--- BEGIN AVAILABLE DATA ---

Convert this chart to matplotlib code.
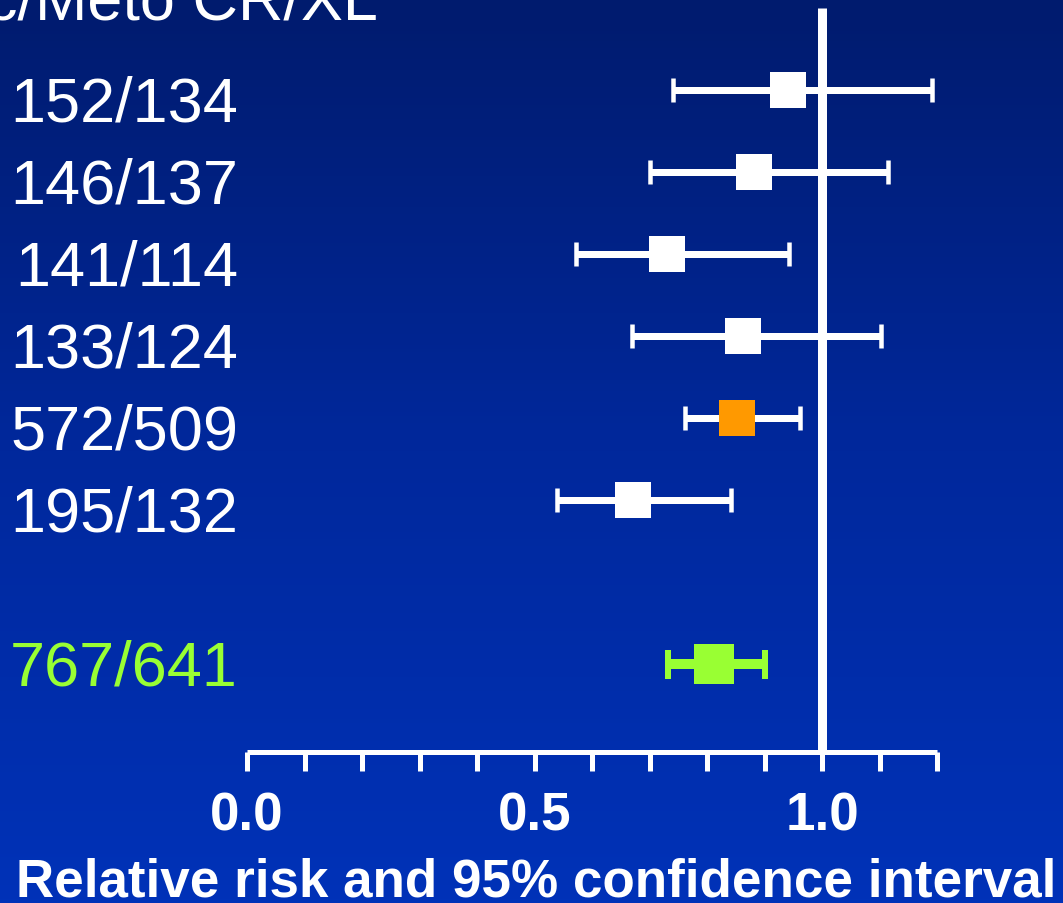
import numpy as np
import matplotlib
matplotlib.use("Agg")
import matplotlib.pyplot as plt
from matplotlib.colors import LinearSegmentedColormap
from matplotlib.transforms import blended_transform_factory, ScaledTranslation

# ---- data ----
labels = ["152/134", "146/137", "141/114", "133/124", "572/509", "195/132", "767/641"]
rr = [0.941, 0.882, 0.730, 0.863, 0.852, 0.671, 0.813]
ci_low = [0.741, 0.701, 0.572, 0.670, 0.762, 0.539, 0.732]
ci_high = [1.191, 1.115, 0.943, 1.103, 0.962, 0.842, 0.901]
rows = [0, 1, 2, 3, 4, 5, 7]
header = "Plac/Meto CR/XL"
xlabel = "Relative risk and 95% confidence interval"
xticks = [0.0, 0.1, 0.2, 0.3, 0.4, 0.5, 0.6, 0.7, 0.8, 0.9, 1.0, 1.1, 1.2]
xticklabels = ["0.0", "", "", "", "", "0.5", "", "", "", "", "1.0", "", ""]

W, H = 1063, 904
DPI = 100
fig = plt.figure(figsize=(W / DPI, H / DPI), dpi=DPI)
plt.rcParams['font.family'] = ['Liberation Sans', 'DejaVu Sans']

# background gradient
bg = fig.add_axes([0, 0, 1, 1], zorder=0)
cmap = LinearSegmentedColormap.from_list("bg", ["#001B6E", "#00289C", "#0032B8"])
grad = np.linspace(0, 1, 256).reshape(-1, 1)
bg.imshow(grad, aspect="auto", cmap=cmap, extent=[0, 1, 0, 1], origin="upper")
bg.set_axis_off()

def px2pt(p):
    return p * 72 / DPI

# forest axes: x 0..1.2 -> px 247..937 ; top px 9, spine px 753
x0, x1 = 247, 937
ytop, ybot = 9, 753
ax = fig.add_axes([x0 / W, 1 - ybot / H, (x1 - x0) / W, (ybot - ytop) / H], zorder=1)
ax.patch.set_alpha(0)
row_px0, row_step = 91, 82
ax.set_xlim(0, 1.2)
ax.set_ylim((ybot - row_px0) / row_step, (ytop - row_px0) / row_step)

ax.axvline(1.0, color="white", lw=px2pt(9), zorder=1, solid_capstyle="butt")

colors = ["white"] * 4 + ["#FF9900", "white", "#99FF33"]
for i, (r, lo, hi, y, c) in enumerate(zip(rr, ci_low, ci_high, rows, colors)):
    is_total = (i == len(rr) - 1)
    bar_c = "#99FF33" if is_total else "white"
    lw = px2pt(10) if is_total else px2pt(7)
    cap_w = px2pt(6) if is_total else px2pt(4.5)
    cap_s = px2pt(14.5) if is_total else px2pt(12)
    ms = px2pt(40) if is_total else px2pt(35.5)
    ax.errorbar([r], [y], xerr=[[r - lo], [hi - r]], fmt="none", ecolor=bar_c,
                elinewidth=lw, capsize=cap_s, capthick=cap_w, zorder=2, clip_on=False)
    ax.plot([r], [y], marker="s", ms=ms, color=c, mec=c, mew=0, zorder=3, clip_on=False)

for s in ["top", "left", "right"]:
    ax.spines[s].set_visible(False)
ax.spines["bottom"].set_color("white")
ax.spines["bottom"].set_linewidth(px2pt(5))
ax.spines["bottom"].set_capstyle("butt")
ax.set_yticks([])
ax.set_xticks(xticks)
ax.set_xticklabels(xticklabels)
ax.tick_params(axis="x", direction="out", length=px2pt(19), width=px2pt(5), color="white",
               labelcolor="white", labelsize=px2pt(53), pad=px2pt(20))
for t in ax.get_xticklabels():
    t.set_fontweight("bold")

# row labels
trans = blended_transform_factory(fig.transFigure, ax.transData)
for i, (lab, y) in enumerate(zip(labels, rows)):
    is_total = (i == len(labels) - 1)
    off = 21 if is_total else 31
    tr = trans + ScaledTranslation(0, -off / DPI, fig.dpi_scale_trans)
    ax.text(238 / W, y, lab, transform=tr, ha="right", va="baseline",
            fontsize=px2pt(63), color="#99FF33" if is_total else "white", clip_on=False)

# header (cropped at top-left, as in the reference)
fig.text(378 / W, 1 - 20 / H, header, ha="right", va="baseline",
         fontsize=px2pt(63), color="white")

# x label
fig.text(536 / W, 1 - 897 / H, xlabel, ha="center", va="baseline",
         fontsize=px2pt(53), fontweight="bold", color="white")

fig.savefig("out.png", dpi=DPI)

--- END AVAILABLE DATA ---

=== WHAT IS REQUIRED ===
Return the material word for word. Pictures are not part of the copy.

=== OUTPUT ===
Convert this chart to matplotlib code.
import numpy as np
import matplotlib
matplotlib.use("Agg")
import matplotlib.pyplot as plt
from matplotlib.colors import LinearSegmentedColormap
from matplotlib.transforms import blended_transform_factory, ScaledTranslation

# ---- data ----
labels = ["152/134", "146/137", "141/114", "133/124", "572/509", "195/132", "767/641"]
rr = [0.941, 0.882, 0.730, 0.863, 0.852, 0.671, 0.813]
ci_low = [0.741, 0.701, 0.572, 0.670, 0.762, 0.539, 0.732]
ci_high = [1.191, 1.115, 0.943, 1.103, 0.962, 0.842, 0.901]
rows = [0, 1, 2, 3, 4, 5, 7]
header = "Plac/Meto CR/XL"
xlabel = "Relative risk and 95% confidence interval"
xticks = [0.0, 0.1, 0.2, 0.3, 0.4, 0.5, 0.6, 0.7, 0.8, 0.9, 1.0, 1.1, 1.2]
xticklabels = ["0.0", "", "", "", "", "0.5", "", "", "", "", "1.0", "", ""]

W, H = 1063, 904
DPI = 100
fig = plt.figure(figsize=(W / DPI, H / DPI), dpi=DPI)
plt.rcParams['font.family'] = ['Liberation Sans', 'DejaVu Sans']

# background gradient
bg = fig.add_axes([0, 0, 1, 1], zorder=0)
cmap = LinearSegmentedColormap.from_list("bg", ["#001B6E", "#00289C", "#0032B8"])
grad = np.linspace(0, 1, 256).reshape(-1, 1)
bg.imshow(grad, aspect="auto", cmap=cmap, extent=[0, 1, 0, 1], origin="upper")
bg.set_axis_off()

def px2pt(p):
    return p * 72 / DPI

# forest axes: x 0..1.2 -> px 247..937 ; top px 9, spine px 753
x0, x1 = 247, 937
ytop, ybot = 9, 753
ax = fig.add_axes([x0 / W, 1 - ybot / H, (x1 - x0) / W, (ybot - ytop) / H], zorder=1)
ax.patch.set_alpha(0)
row_px0, row_step = 91, 82
ax.set_xlim(0, 1.2)
ax.set_ylim((ybot - row_px0) / row_step, (ytop - row_px0) / row_step)

ax.axvline(1.0, color="white", lw=px2pt(9), zorder=1, solid_capstyle="butt")

colors = ["white"] * 4 + ["#FF9900", "white", "#99FF33"]
for i, (r, lo, hi, y, c) in enumerate(zip(rr, ci_low, ci_high, rows, colors)):
    is_total = (i == len(rr) - 1)
    bar_c = "#99FF33" if is_total else "white"
    lw = px2pt(10) if is_total else px2pt(7)
    cap_w = px2pt(6) if is_total else px2pt(4.5)
    cap_s = px2pt(14.5) if is_total else px2pt(12)
    ms = px2pt(40) if is_total else px2pt(35.5)
    ax.errorbar([r], [y], xerr=[[r - lo], [hi - r]], fmt="none", ecolor=bar_c,
                elinewidth=lw, capsize=cap_s, capthick=cap_w, zorder=2, clip_on=False)
    ax.plot([r], [y], marker="s", ms=ms, color=c, mec=c, mew=0, zorder=3, clip_on=False)

for s in ["top", "left", "right"]:
    ax.spines[s].set_visible(False)
ax.spines["bottom"].set_color("white")
ax.spines["bottom"].set_linewidth(px2pt(5))
ax.spines["bottom"].set_capstyle("butt")
ax.set_yticks([])
ax.set_xticks(xticks)
ax.set_xticklabels(xticklabels)
ax.tick_params(axis="x", direction="out", length=px2pt(19), width=px2pt(5), color="white",
               labelcolor="white", labelsize=px2pt(53), pad=px2pt(20))
for t in ax.get_xticklabels():
    t.set_fontweight("bold")

# row labels
trans = blended_transform_factory(fig.transFigure, ax.transData)
for i, (lab, y) in enumerate(zip(labels, rows)):
    is_total = (i == len(labels) - 1)
    off = 21 if is_total else 31
    tr = trans + ScaledTranslation(0, -off / DPI, fig.dpi_scale_trans)
    ax.text(238 / W, y, lab, transform=tr, ha="right", va="baseline",
            fontsize=px2pt(63), color="#99FF33" if is_total else "white", clip_on=False)

# header (cropped at top-left, as in the reference)
fig.text(378 / W, 1 - 20 / H, header, ha="right", va="baseline",
         fontsize=px2pt(63), color="white")

# x label
fig.text(536 / W, 1 - 897 / H, xlabel, ha="center", va="baseline",
         fontsize=px2pt(53), fontweight="bold", color="white")

fig.savefig("out.png", dpi=DPI)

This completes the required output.